Opinion | Columnists
Third Mideast front need of hour
The present Palestinian crisis is a historical chance for this front - the backbone of which needs to be secular and left-oriented - to correct the direction of the Palestinian nation's compass
- Image Credit: Illustration: Guillermo Munro/Gulf News
Since 1964 when the Palestine Liberation Organisation (PLO) was established and the year 1965 when the popular Palestinian revolution broke out, the leadership has been keen on building the Palestinian national identity.
This identity was seen as the 'political cement' that would reunite the Palestinian societies/ society which had been nearly pulverised by both Israel and the developments in the Arab-Zionist struggle.
This is not to deny other factors that have caused this state of pulverisation; the most prominent of which have been the geographic, ethnic, religious loyalties and class cleavages.
Although the various Palestinian political and armed factions have played a positive role in unifying the Palestinian societies, this unification, in general, has been political only. For they have also played the opposite role of heightening the allegiance of their members and supporters to the faction they belong to, rather than the common Palestinian cause.
Besides, each faction has suffered from internal schisms as a result of external interference (Arab states), other competing Palestinian factions, as well as the absence of democracy within the concerned faction.
Having said that, one cannot hold the Palestinian National Authority and its ministries solely responsible for all the sins committed against democracy and against the proper development of a Palestinian civic society. For these drawbacks are already there in the society, either apparent or hidden.
Consciously or otherwise, both the radical nationalist factions and the militant religious movements, have played (through their rigid organisations and militant political stances) an obvious role in thwarting the civilian drive towards democracy. These 'radicals' have always scoffed at activities in favour of liberal democracy and disparaged them as promoting imperialist ideas!
Their totalitarian ideologies were behind waging war against whatever is liberal, democratic, none-governmental, etc. So many times we have heard religious voices considering democracy as the 'imperialists' religion' while parliaments were labelled as the western institutions of atheism rather than secularism!
The Leftist parties have also lost their compass. Overtaken by the totalitarian logic, it turned a mere theoriser for the Palestinian Nakba (Catastrophe), consequently becoming a mere decoration with a tinge of left-wing colours for the national cause.
That is why it was not surprising in January of 2006 that the Palestinian people punished the left-wing candidates to the extent that they could not harvest more than 100,000 votes, representing about one-fifth of the votes won by either Fatah or by Hamas alone. There is no doubt that the various Palestinian organisations and parties have grown weaker and weaker as a result of the Israeli persecution.
National goals
Together with this, the societal built-in drawbacks mentioned above, enforced within the various Palestinian factions, the narrow-minded solidarity is based on familial or geographical relations.
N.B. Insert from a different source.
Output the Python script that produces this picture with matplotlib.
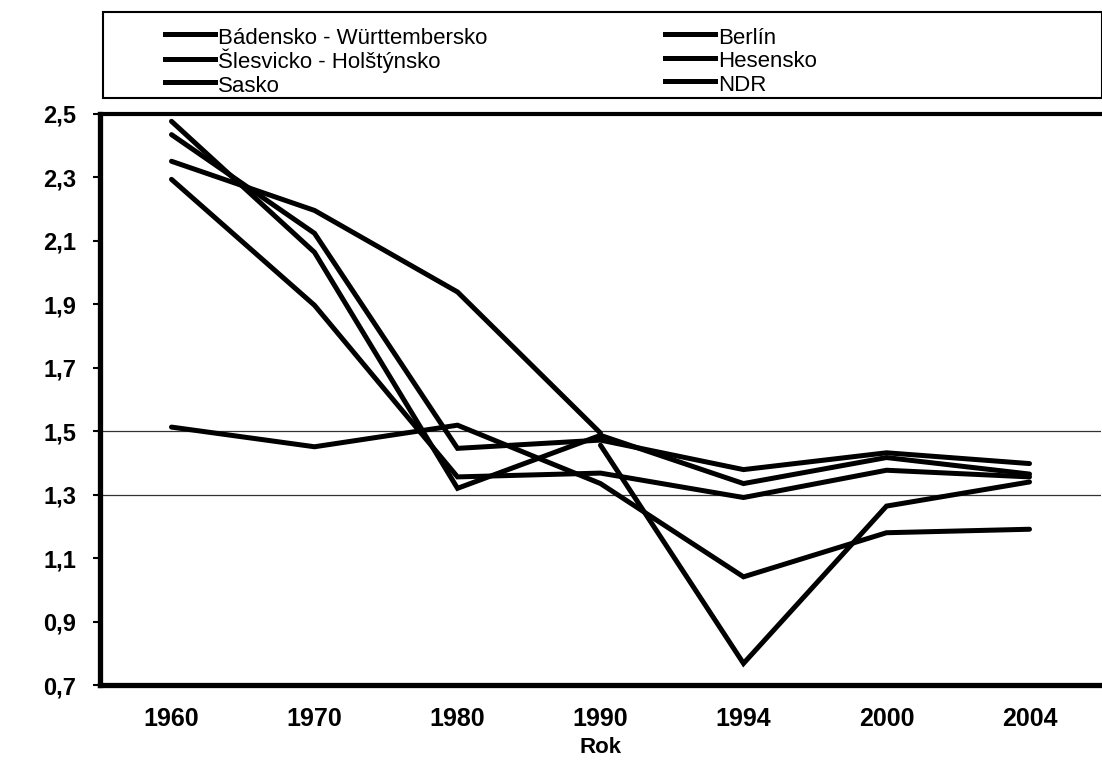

As a natural result of the Fatah-Hamas mutual altercation in which each held the other party responsible for the Palestinian misery, a 'Third Current' (politician organisation or front) has a real chance to be born. Thus, a new chance for an initiative for reorganising the struggle and bringing an end to the policy of allotment that has ruined the Palestinian national project.
This front (especially after the political downfall that has culminated in the separation of the Gaza Strip from the rest of Palestine) has become a vital necessity to reconfirm and activate the 'Document on National Reconciliation' to bear the task of achieving minimal national Palestinian goals.
Public opinion surveys in the occupied territories have shown a silent majority forming about 40% of the population who neither takes part in the elections nor supports any of the two main Palestinian factions/ movements.
A good part of this majority is so frustrated that it has grown apathetic to public interests, caring only for its private life and strongly believing that what is taking place at the political scene is but absurd. These people, together with thousands of Palestinians disgusted with the Fatah-Hamas fight, can be easily attracted to the third front if convinced that it is a suitable alternative.
Indeed, it is important for this front to specify a flexible political programme to tackle the major Palestinian issues and build on them without going back to square one. This kind of front is actually a strategic necessity for Palestine. It should represent the interests of people; not those of certain political groups and factions.
Needless to say that any new front should be ideologically different from the present two poles (Fatah and Hamas). It must adopt modernising views along the same path as that of the New Left in Latin America. It may not gain popularity unless it is open to all Palestinian groups, with a right understanding of international developments.
It is a front that faithfully declares that the Palestinian cause and the Palestinian people's fate are not the property of any person or any political party. It should follow a democratic, social and national path that shuns chaos and political elimination and stands immune against impetuousness and adventurous decisions.
Verily, the present crisis is a historical chance for this front (the backbone of which needs to be secular and left-oriented) to correct the direction of the Palestinian nation's compass. Here, one must not forget the sin committed by the old Palestinian left-wing forces when it so often went out of breath trying to fit facts into 'ready theories' imported from international communist parties and blindly adopted; or, according to the Chinese saying, "trimming the foot to fit the shoe".
Professor As'ad Abdul Rahman is the Chairman of the Palestinian Encyclopedia.